<<<<

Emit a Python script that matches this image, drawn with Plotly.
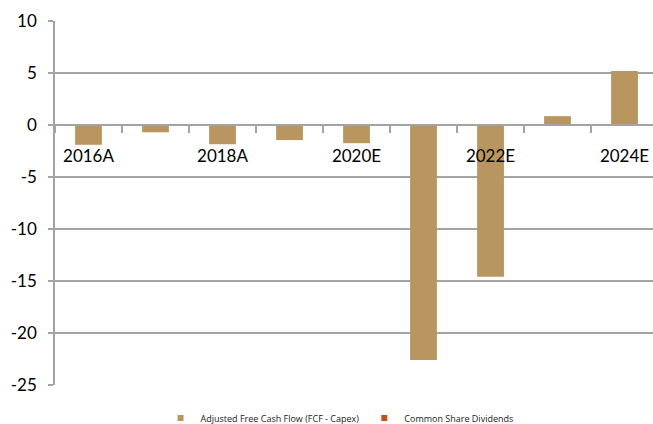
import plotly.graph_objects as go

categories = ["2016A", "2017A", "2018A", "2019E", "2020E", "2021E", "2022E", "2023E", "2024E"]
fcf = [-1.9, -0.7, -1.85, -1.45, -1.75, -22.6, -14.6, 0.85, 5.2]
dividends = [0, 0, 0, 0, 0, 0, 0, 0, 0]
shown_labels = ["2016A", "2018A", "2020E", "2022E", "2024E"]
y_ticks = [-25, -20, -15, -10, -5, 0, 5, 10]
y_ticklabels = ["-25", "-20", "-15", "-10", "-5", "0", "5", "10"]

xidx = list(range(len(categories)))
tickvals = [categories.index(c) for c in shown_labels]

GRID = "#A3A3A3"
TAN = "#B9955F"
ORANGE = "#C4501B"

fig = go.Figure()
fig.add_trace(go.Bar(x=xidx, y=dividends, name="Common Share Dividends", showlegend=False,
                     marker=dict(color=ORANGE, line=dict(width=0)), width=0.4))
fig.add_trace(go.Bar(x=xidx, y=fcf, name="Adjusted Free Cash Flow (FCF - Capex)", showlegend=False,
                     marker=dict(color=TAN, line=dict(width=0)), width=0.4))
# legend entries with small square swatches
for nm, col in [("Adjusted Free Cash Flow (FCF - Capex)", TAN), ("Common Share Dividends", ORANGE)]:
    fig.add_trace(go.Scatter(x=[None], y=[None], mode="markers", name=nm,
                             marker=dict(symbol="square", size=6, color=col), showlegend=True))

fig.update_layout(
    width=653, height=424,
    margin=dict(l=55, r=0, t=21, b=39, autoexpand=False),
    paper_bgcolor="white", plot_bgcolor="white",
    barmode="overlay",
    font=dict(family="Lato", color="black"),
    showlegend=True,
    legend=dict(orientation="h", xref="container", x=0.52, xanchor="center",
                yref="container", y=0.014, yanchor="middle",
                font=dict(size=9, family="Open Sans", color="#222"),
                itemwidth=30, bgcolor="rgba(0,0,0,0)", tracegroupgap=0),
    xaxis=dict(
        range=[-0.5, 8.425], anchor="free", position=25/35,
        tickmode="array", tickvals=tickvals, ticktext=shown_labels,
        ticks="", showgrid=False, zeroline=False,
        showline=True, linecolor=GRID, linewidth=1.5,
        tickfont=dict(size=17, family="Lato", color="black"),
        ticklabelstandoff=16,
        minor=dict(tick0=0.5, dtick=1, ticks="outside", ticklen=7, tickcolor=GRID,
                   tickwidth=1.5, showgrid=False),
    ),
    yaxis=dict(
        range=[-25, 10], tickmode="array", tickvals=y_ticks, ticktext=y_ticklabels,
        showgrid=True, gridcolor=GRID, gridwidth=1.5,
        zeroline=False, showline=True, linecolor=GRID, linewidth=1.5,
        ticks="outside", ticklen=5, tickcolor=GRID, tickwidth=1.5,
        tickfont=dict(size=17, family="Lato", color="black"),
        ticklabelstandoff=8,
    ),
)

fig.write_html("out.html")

>>>>

▶ What you should do: Leave out the pictures. Transcribe only the lines above, from the first through the one that contains "import plotly.graph_objects as go".

▶ Solution to the problem:
Emit a Python script that matches this image, drawn with Plotly.
import plotly.graph_objects as go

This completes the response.